─── Information shown
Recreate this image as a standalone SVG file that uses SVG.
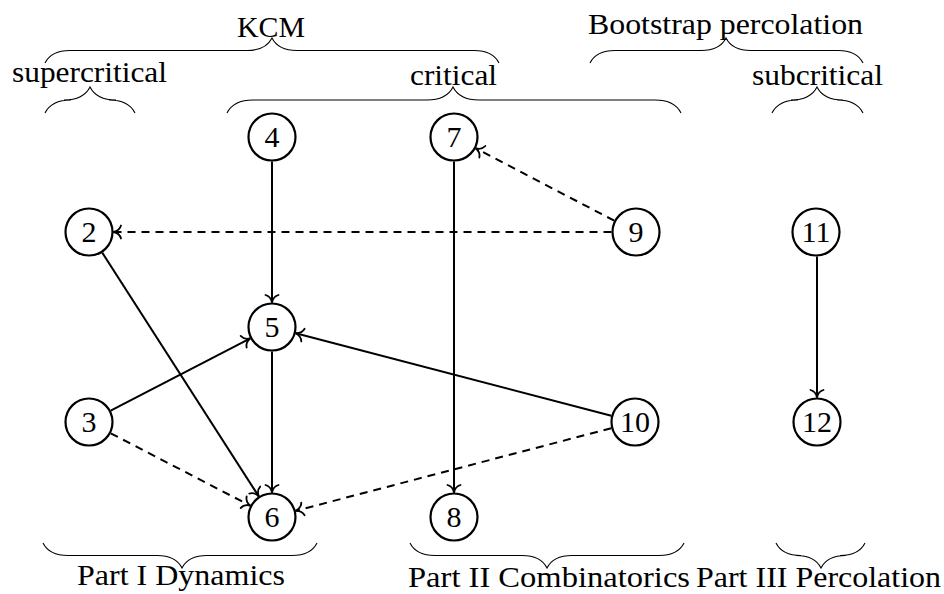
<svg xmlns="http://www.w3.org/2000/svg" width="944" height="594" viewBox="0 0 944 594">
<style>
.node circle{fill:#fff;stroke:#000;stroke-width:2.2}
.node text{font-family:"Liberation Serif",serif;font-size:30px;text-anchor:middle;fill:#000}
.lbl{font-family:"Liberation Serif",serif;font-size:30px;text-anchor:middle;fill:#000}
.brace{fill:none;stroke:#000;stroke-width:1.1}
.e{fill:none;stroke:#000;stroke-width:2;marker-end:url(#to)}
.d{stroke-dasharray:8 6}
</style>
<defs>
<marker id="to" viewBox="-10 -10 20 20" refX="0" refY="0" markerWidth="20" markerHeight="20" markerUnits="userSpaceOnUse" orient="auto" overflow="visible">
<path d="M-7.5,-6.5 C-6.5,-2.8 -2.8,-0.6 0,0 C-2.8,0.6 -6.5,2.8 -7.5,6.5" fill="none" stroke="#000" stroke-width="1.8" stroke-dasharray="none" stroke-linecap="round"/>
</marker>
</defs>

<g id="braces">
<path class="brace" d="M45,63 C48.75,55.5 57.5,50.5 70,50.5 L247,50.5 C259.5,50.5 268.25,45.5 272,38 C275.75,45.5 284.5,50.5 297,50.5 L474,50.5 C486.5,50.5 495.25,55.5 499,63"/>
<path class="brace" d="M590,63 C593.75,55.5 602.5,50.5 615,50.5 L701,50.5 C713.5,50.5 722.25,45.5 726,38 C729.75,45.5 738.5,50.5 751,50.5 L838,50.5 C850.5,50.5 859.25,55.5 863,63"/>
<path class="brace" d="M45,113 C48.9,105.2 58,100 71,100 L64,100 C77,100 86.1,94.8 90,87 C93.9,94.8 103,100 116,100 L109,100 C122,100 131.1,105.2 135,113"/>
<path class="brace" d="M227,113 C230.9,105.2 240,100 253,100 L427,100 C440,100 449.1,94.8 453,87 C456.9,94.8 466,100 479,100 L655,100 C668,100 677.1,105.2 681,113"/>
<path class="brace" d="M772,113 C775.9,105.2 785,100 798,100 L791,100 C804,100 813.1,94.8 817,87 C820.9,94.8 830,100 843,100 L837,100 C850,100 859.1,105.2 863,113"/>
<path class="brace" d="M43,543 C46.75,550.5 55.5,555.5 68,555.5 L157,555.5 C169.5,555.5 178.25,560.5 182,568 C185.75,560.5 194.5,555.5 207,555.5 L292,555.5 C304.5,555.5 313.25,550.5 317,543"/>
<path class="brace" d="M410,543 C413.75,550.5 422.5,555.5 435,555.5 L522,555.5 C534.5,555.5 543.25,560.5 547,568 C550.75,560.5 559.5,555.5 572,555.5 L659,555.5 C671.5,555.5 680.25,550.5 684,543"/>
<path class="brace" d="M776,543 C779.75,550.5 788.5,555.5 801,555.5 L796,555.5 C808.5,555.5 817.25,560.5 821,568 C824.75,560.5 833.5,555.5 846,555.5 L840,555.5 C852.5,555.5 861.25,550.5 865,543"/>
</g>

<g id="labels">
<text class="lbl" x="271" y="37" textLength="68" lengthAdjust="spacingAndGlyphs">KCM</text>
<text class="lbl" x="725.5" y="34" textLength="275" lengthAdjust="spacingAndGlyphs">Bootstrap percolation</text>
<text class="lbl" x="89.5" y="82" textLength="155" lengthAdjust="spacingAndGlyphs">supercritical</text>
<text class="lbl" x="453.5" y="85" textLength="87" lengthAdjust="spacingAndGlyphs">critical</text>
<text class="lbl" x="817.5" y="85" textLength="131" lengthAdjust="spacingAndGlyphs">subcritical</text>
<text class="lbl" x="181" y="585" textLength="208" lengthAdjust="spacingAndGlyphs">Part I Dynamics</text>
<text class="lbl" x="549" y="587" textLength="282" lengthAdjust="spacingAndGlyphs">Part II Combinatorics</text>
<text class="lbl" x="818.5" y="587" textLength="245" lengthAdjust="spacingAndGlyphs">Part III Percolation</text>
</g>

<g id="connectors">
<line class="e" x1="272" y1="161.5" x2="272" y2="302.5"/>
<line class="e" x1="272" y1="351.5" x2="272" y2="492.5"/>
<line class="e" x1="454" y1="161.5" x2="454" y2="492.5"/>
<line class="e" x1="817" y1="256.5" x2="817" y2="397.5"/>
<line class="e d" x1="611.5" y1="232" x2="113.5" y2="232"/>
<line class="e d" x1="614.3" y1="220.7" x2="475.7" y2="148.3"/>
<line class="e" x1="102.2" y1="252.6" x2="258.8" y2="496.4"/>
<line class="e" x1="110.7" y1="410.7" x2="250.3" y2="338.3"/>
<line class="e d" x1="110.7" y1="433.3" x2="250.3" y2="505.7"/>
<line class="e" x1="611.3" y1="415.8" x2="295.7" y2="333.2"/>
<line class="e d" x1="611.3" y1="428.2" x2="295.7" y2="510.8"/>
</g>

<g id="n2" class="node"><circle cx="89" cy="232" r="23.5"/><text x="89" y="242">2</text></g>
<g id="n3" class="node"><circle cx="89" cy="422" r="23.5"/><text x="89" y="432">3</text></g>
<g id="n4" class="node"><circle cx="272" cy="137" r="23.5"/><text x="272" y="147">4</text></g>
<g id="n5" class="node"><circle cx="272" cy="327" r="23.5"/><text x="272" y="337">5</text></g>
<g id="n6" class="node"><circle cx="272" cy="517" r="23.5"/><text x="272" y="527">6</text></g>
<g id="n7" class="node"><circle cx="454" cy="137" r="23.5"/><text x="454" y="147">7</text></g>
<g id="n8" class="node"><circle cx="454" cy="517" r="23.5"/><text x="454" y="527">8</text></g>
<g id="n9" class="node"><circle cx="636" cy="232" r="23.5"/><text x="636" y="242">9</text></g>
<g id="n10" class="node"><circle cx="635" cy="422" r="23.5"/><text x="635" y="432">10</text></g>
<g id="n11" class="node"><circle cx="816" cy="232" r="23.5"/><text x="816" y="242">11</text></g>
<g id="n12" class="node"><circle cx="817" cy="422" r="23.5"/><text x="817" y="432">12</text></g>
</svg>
──────
Do not include the images; transcribe the rest of the listing exactly.

◆ **The reply**
Recreate this image as a standalone SVG file that uses SVG.
<svg xmlns="http://www.w3.org/2000/svg" width="944" height="594" viewBox="0 0 944 594">
<style>
.node circle{fill:#fff;stroke:#000;stroke-width:2.2}
.node text{font-family:"Liberation Serif",serif;font-size:30px;text-anchor:middle;fill:#000}
.lbl{font-family:"Liberation Serif",serif;font-size:30px;text-anchor:middle;fill:#000}
.brace{fill:none;stroke:#000;stroke-width:1.1}
.e{fill:none;stroke:#000;stroke-width:2;marker-end:url(#to)}
.d{stroke-dasharray:8 6}
</style>
<defs>
<marker id="to" viewBox="-10 -10 20 20" refX="0" refY="0" markerWidth="20" markerHeight="20" markerUnits="userSpaceOnUse" orient="auto" overflow="visible">
<path d="M-7.5,-6.5 C-6.5,-2.8 -2.8,-0.6 0,0 C-2.8,0.6 -6.5,2.8 -7.5,6.5" fill="none" stroke="#000" stroke-width="1.8" stroke-dasharray="none" stroke-linecap="round"/>
</marker>
</defs>

<g id="braces">
<path class="brace" d="M45,63 C48.75,55.5 57.5,50.5 70,50.5 L247,50.5 C259.5,50.5 268.25,45.5 272,38 C275.75,45.5 284.5,50.5 297,50.5 L474,50.5 C486.5,50.5 495.25,55.5 499,63"/>
<path class="brace" d="M590,63 C593.75,55.5 602.5,50.5 615,50.5 L701,50.5 C713.5,50.5 722.25,45.5 726,38 C729.75,45.5 738.5,50.5 751,50.5 L838,50.5 C850.5,50.5 859.25,55.5 863,63"/>
<path class="brace" d="M45,113 C48.9,105.2 58,100 71,100 L64,100 C77,100 86.1,94.8 90,87 C93.9,94.8 103,100 116,100 L109,100 C122,100 131.1,105.2 135,113"/>
<path class="brace" d="M227,113 C230.9,105.2 240,100 253,100 L427,100 C440,100 449.1,94.8 453,87 C456.9,94.8 466,100 479,100 L655,100 C668,100 677.1,105.2 681,113"/>
<path class="brace" d="M772,113 C775.9,105.2 785,100 798,100 L791,100 C804,100 813.1,94.8 817,87 C820.9,94.8 830,100 843,100 L837,100 C850,100 859.1,105.2 863,113"/>
<path class="brace" d="M43,543 C46.75,550.5 55.5,555.5 68,555.5 L157,555.5 C169.5,555.5 178.25,560.5 182,568 C185.75,560.5 194.5,555.5 207,555.5 L292,555.5 C304.5,555.5 313.25,550.5 317,543"/>
<path class="brace" d="M410,543 C413.75,550.5 422.5,555.5 435,555.5 L522,555.5 C534.5,555.5 543.25,560.5 547,568 C550.75,560.5 559.5,555.5 572,555.5 L659,555.5 C671.5,555.5 680.25,550.5 684,543"/>
<path class="brace" d="M776,543 C779.75,550.5 788.5,555.5 801,555.5 L796,555.5 C808.5,555.5 817.25,560.5 821,568 C824.75,560.5 833.5,555.5 846,555.5 L840,555.5 C852.5,555.5 861.25,550.5 865,543"/>
</g>

<g id="labels">
<text class="lbl" x="271" y="37" textLength="68" lengthAdjust="spacingAndGlyphs">KCM</text>
<text class="lbl" x="725.5" y="34" textLength="275" lengthAdjust="spacingAndGlyphs">Bootstrap percolation</text>
<text class="lbl" x="89.5" y="82" textLength="155" lengthAdjust="spacingAndGlyphs">supercritical</text>
<text class="lbl" x="453.5" y="85" textLength="87" lengthAdjust="spacingAndGlyphs">critical</text>
<text class="lbl" x="817.5" y="85" textLength="131" lengthAdjust="spacingAndGlyphs">subcritical</text>
<text class="lbl" x="181" y="585" textLength="208" lengthAdjust="spacingAndGlyphs">Part I Dynamics</text>
<text class="lbl" x="549" y="587" textLength="282" lengthAdjust="spacingAndGlyphs">Part II Combinatorics</text>
<text class="lbl" x="818.5" y="587" textLength="245" lengthAdjust="spacingAndGlyphs">Part III Percolation</text>
</g>

<g id="connectors">
<line class="e" x1="272" y1="161.5" x2="272" y2="302.5"/>
<line class="e" x1="272" y1="351.5" x2="272" y2="492.5"/>
<line class="e" x1="454" y1="161.5" x2="454" y2="492.5"/>
<line class="e" x1="817" y1="256.5" x2="817" y2="397.5"/>
<line class="e d" x1="611.5" y1="232" x2="113.5" y2="232"/>
<line class="e d" x1="614.3" y1="220.7" x2="475.7" y2="148.3"/>
<line class="e" x1="102.2" y1="252.6" x2="258.8" y2="496.4"/>
<line class="e" x1="110.7" y1="410.7" x2="250.3" y2="338.3"/>
<line class="e d" x1="110.7" y1="433.3" x2="250.3" y2="505.7"/>
<line class="e" x1="611.3" y1="415.8" x2="295.7" y2="333.2"/>
<line class="e d" x1="611.3" y1="428.2" x2="295.7" y2="510.8"/>
</g>

<g id="n2" class="node"><circle cx="89" cy="232" r="23.5"/><text x="89" y="242">2</text></g>
<g id="n3" class="node"><circle cx="89" cy="422" r="23.5"/><text x="89" y="432">3</text></g>
<g id="n4" class="node"><circle cx="272" cy="137" r="23.5"/><text x="272" y="147">4</text></g>
<g id="n5" class="node"><circle cx="272" cy="327" r="23.5"/><text x="272" y="337">5</text></g>
<g id="n6" class="node"><circle cx="272" cy="517" r="23.5"/><text x="272" y="527">6</text></g>
<g id="n7" class="node"><circle cx="454" cy="137" r="23.5"/><text x="454" y="147">7</text></g>
<g id="n8" class="node"><circle cx="454" cy="517" r="23.5"/><text x="454" y="527">8</text></g>
<g id="n9" class="node"><circle cx="636" cy="232" r="23.5"/><text x="636" y="242">9</text></g>
<g id="n10" class="node"><circle cx="635" cy="422" r="23.5"/><text x="635" y="432">10</text></g>
<g id="n11" class="node"><circle cx="816" cy="232" r="23.5"/><text x="816" y="242">11</text></g>
<g id="n12" class="node"><circle cx="817" cy="422" r="23.5"/><text x="817" y="432">12</text></g>
</svg>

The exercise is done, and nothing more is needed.